## [What to work on]
Exactly retype the opening line of the entries and every line after it, ending with the line that contains "// --- data ---". Skip all pictures.

>> start Dataset records

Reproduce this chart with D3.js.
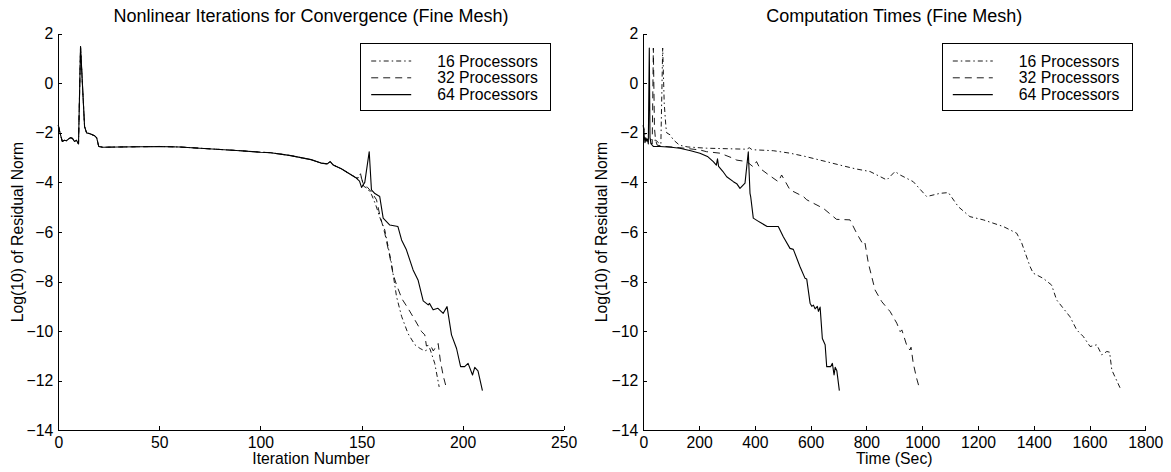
<!DOCTYPE html>
<html>
<head>
<meta charset="utf-8">
<script src="https://cdn.jsdelivr.net/npm/d3@7"></script>
<style>
  body { margin: 0; background: #fff; }
  svg { display: block; }
  svg text { font-family: "Liberation Sans", Arial, Helvetica, sans-serif; }
</style>
</head>
<body>
<svg id="chart" width="1171" height="472"></svg>
<script>
// --- data ---

// left panel: residual vs iteration, the three runs overlap until ~147
var iterShared = [[0,-1.7],[1,-2.05],[2,-2.35],[3,-2.3],[4,-2.32],[5,-2.25],[6,-2.2],[7,-2.22],[8,-2.35],[9,-2.3],[10,-2.45],
  [11,1.48],[13,-1.75],[14,-2.0],[15,-2.02],[16,-2.05],[18,-2.12],[19,-2.2],[20,-2.55],[22,-2.58],[30,-2.57],[40,-2.56],
  [50,-2.55],[60,-2.57],[70,-2.62],[80,-2.67],[90,-2.72],[100,-2.78],[105,-2.8],[110,-2.86],[115,-2.92],[120,-3.0],
  [125,-3.08],[130,-3.22],[133,-3.25],[134.5,-3.16],[136,-3.3],[140,-3.45],[144,-3.65],[147,-3.8]];

var iter16Tail = [[148,-3.8],[149.5,-3.65],[151,-4.15],[153,-4.25],[155,-4.5],[157,-4.9],[159,-5.4],[161.5,-5.92],
  [164.8,-7.26],[167.3,-8.6],[169.8,-9.4],[173,-10.1],[176.4,-10.55],[179,-10.7],[181.3,-10.8],[183.8,-10.7],
  [185,-11.0],[186.2,-11.3],[188.4,-12.25]];

var iter32Tail = [[148,-3.85],[149.5,-3.7],[151,-4.1],[153,-4.2],[155,-4.4],[157.4,-4.7],[159,-5.3],[161.5,-6.05],
  [164,-7.0],[165.6,-7.7],[167.3,-8.13],[170,-8.7],[173,-9.08],[176.4,-9.55],[179.7,-10.02],[181.3,-10.15],
  [182.1,-10.6],[184,-10.55],[185.5,-10.8],[187,-10.6],[187.9,-10.5],[189,-11.2],[190.4,-11.8],[192,-12.3]];

var iter64Tail = [[149,-3.95],[150,-4.2],[151.6,-4.0],[153.8,-2.76],[154.9,-4.3],[156.6,-4.45],[159,-4.57],[160.7,-5.44],
  [164,-5.72],[168,-5.78],[169.8,-6.32],[172.2,-6.72],[175.5,-7.53],[178,-7.95],[180.5,-8.78],[183,-8.94],[183.6,-8.88],
  [185.4,-9.14],[187.8,-9.08],[190.4,-9.28],[192.3,-9.01],[194.5,-10.15],[197,-10.7],[199,-11.43],[201,-11.43],
  [202.7,-11.3],[204.9,-11.77],[206,-11.46],[207.6,-11.6],[209.8,-12.4]];

// right panel: residual vs wall time (sec)
var time16 = [[0,-1.7],[8,-2.2],[16,-2.35],[25,-2.25],[35,-2.3],[45,-2.3],[55,-2.4],[63,-2.45],[69.5,1.42],[75,-0.8],
  [81,-1.75],[84,-2.0],[96,-2.08],[107.6,-2.28],[130,-2.5],[160,-2.57],[227,-2.62],[300,-2.64],[371,-2.66],[380,-2.6],
  [390,-2.68],[466,-2.72],[526,-2.82],[580,-2.95],[634,-3.1],[705,-3.3],[760,-3.45],[813,-3.56],[873,-3.9],[902.5,-3.56],
  [921,-3.7],[968,-3.97],[1016,-4.57],[1064,-4.44],[1094,-4.41],[1129.5,-4.98],[1171,-5.38],[1219,-5.51],[1291,-5.78],
  [1339,-6.05],[1357,-6.45],[1387,-7.4],[1398,-7.66],[1434,-7.87],[1464,-8.14],[1482,-8.74],[1530,-9.42],[1554,-9.95],
  [1578,-10.22],[1602,-10.62],[1626,-10.55],[1644,-10.96],[1662,-10.82],[1672,-10.85],[1680,-11.57],[1710,-12.3]];

var time32 = [[0,-1.7],[5,-2.2],[10,-2.35],[15,-2.25],[20,-2.3],[25,-2.4],[32,-2.45],[36,1.42],[40,-1.8],[44,-2.3],
  [50,-2.5],[80,-2.55],[131,-2.6],[203,-2.69],[227,-2.76],[275,-2.82],[323,-3.03],[335,-3.1],[371,-3.16],[394,-3.37],
  [406,-3.16],[418,-3.43],[450,-3.7],[484,-3.97],[496,-3.7],[526,-4.3],[574,-4.57],[586,-4.7],[634,-4.98],[645,-5.04],
  [693,-5.49],[741,-5.51],[765,-6.05],[789,-6.52],[795,-6.45],[807,-7.26],[831,-8.34],[855,-8.81],[885,-9.21],
  [909,-9.68],[921,-10.02],[927,-9.95],[944,-10.55],[956,-10.76],[960,-10.65],[968,-11.3],[980,-11.9],[990,-12.3]];

var time64 = [[0,-1.7],[3,-2.1],[6,-2.4],[9,-2.2],[12,-2.3],[15,-2.25],[18,-2.45],[21.5,1.42],[24,-2.2],[28,-2.45],
  [36,-2.55],[60,-2.55],[100,-2.58],[131,-2.62],[170,-2.72],[203,-2.82],[230,-2.95],[251,-3.16],[262,-3.3],[266,-3.05],
  [270,-3.35],[285,-3.55],[299,-3.77],[323,-3.97],[335,-4.05],[346.7,-4.24],[364.7,-4.03],[376.5,-2.76],[382.6,-4.44],
  [385,-4.57],[394.4,-5.44],[410,-5.55],[424.5,-5.65],[444,-5.78],[484,-5.78],[502,-6.19],[526,-6.66],[538,-6.7],
  [562,-7.4],[580,-7.87],[586,-7.9],[598,-8.87],[604,-9.0],[610,-8.95],[616,-9.1],[624,-9.0],[628,-9.2],[634,-9.03],
  [642,-10.3],[652,-10.55],[657.6,-11.43],[672,-11.43],[678,-11.3],[684,-11.77],[688,-11.46],[694,-11.6],[703,-12.4]];

var seriesNames = ['16 Processors', '32 Processors', '64 Processors'];
var yTicks = [-14, -12, -10, -8, -6, -4, -2, 0, 2];
var iterTicks = [0, 50, 100, 150, 200, 250];
var timeTicks = [0, 200, 400, 600, 800, 1000, 1200, 1400, 1600, 1800];

var dashes = ['5,3,1.5,3', '7,5', null];

var svg = d3.select('#chart');
var fontSize = 15.75;

function panel(opts) {
    var x = d3.scaleLinear().domain([opts.xTicks[0], opts.xTicks[opts.xTicks.length - 1]]).range([opts.left, opts.right]);
    var y = d3.scaleLinear().domain([-14, 2]).range([430.3, 33.7]);
    var g = svg.append('g');

    // axes (matlab style: ticks inside, no box)
    var xAxis = d3.axisBottom(x).tickValues(opts.xTicks).tickSizeInner(-4).tickSizeOuter(0).tickPadding(6.5).tickFormat(d3.format('d'));
    var yAxis = d3.axisLeft(y).tickValues(yTicks).tickSizeInner(-4).tickSizeOuter(0).tickPadding(5).tickFormat(d3.format('d'));

    g.append('g').attr('transform', 'translate(0,' + y(-14) + ')').call(xAxis).attr('font-family', null).attr('font-size', fontSize);
    g.append('g').attr('transform', 'translate(' + x.range()[0] + ',0)').call(yAxis).attr('font-family', null).attr('font-size', fontSize);
    g.selectAll('.tick text').attr('fill', '#000');
    g.selectAll('.domain, .tick line').attr('stroke', '#000').attr('shape-rendering', 'crispEdges');

    // lines
    var line = d3.line().x(function (d) { return x(d[0]); }).y(function (d) { return y(d[1]); });
    opts.series.forEach(function (s, i) {
        g.append('path').datum(s).attr('d', line).attr('fill', 'none').attr('stroke', '#000')
            .attr('stroke-width', i == 2 ? 1.1 : 0.9).attr('stroke-dasharray', dashes[i]).attr('stroke-linejoin', 'round');
    });

    // titles
    var cx = (x.range()[0] + x.range()[1]) / 2;
    g.append('text').attr('x', cx).attr('y', 21.7).attr('text-anchor', 'middle').attr('font-size', 18).text(opts.title);
    g.append('text').attr('x', cx).attr('y', 463.5).attr('text-anchor', 'middle').attr('font-size', fontSize).text(opts.xLabel);
    g.append('text').attr('transform', 'translate(' + opts.yLabelX + ',' + y(-6) + ') rotate(-90)')
        .attr('text-anchor', 'middle').attr('font-size', fontSize).text('Log(10) of Residual Norm');

    // legend
    var lx = opts.right - 203, ly = 43.5;
    var leg = g.append('g').attr('transform', 'translate(' + lx + ',' + ly + ')');
    leg.append('rect').attr('width', 190).attr('height', 67).attr('fill', '#fff').attr('stroke', '#000').attr('shape-rendering', 'crispEdges');
    seriesNames.forEach(function (name, i) {
        var ty = 17.5 + i * 16.8;
        leg.append('line').attr('x1', 10.5).attr('x2', 50.5).attr('y1', ty).attr('y2', ty).attr('stroke', '#000')
            .attr('stroke-width', i == 2 ? 1.1 : 0.9).attr('stroke-dasharray', dashes[i]);
        leg.append('text').attr('x', 76.5).attr('y', ty + 5.5).attr('font-size', fontSize).text(name);
    });
}

panel({
    left: 58.3, right: 563.7, xTicks: iterTicks, yLabelX: 23,
    series: [iterShared.concat(iter16Tail), iterShared.concat(iter32Tail), iterShared.concat(iter64Tail)],
    title: 'Nonlinear Iterations for Convergence (Fine Mesh)', xLabel: 'Iteration Number'
});
panel({
    left: 643.3, right: 1145.3, xTicks: timeTicks, yLabelX: 607,
    series: [time16, time32, time64],
    title: 'Computation Times (Fine Mesh)', xLabel: 'Time (Sec)'
});
</script>
</body>
</html>
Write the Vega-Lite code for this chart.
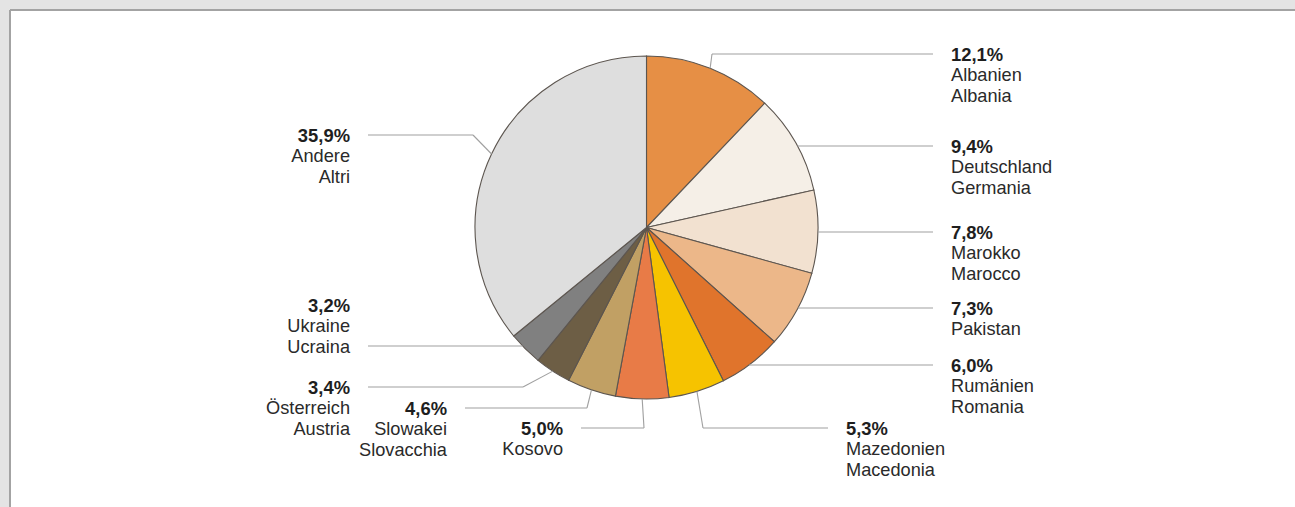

>> end Dataset records

## [Exercise output]
Reproduce this chart with D3.js.
<!DOCTYPE html>
<html>
<head>
<meta charset="utf-8">
<script src="https://cdn.jsdelivr.net/npm/d3@7"></script>
<style>
  body { margin: 0; background: #fff; }
  svg { display: block; }
  svg text { font-family: "Liberation Sans", Arial, Helvetica, sans-serif; }
</style>
</head>
<body>
<svg id="chart" width="1171" height="472"></svg>
<script>
// --- data ---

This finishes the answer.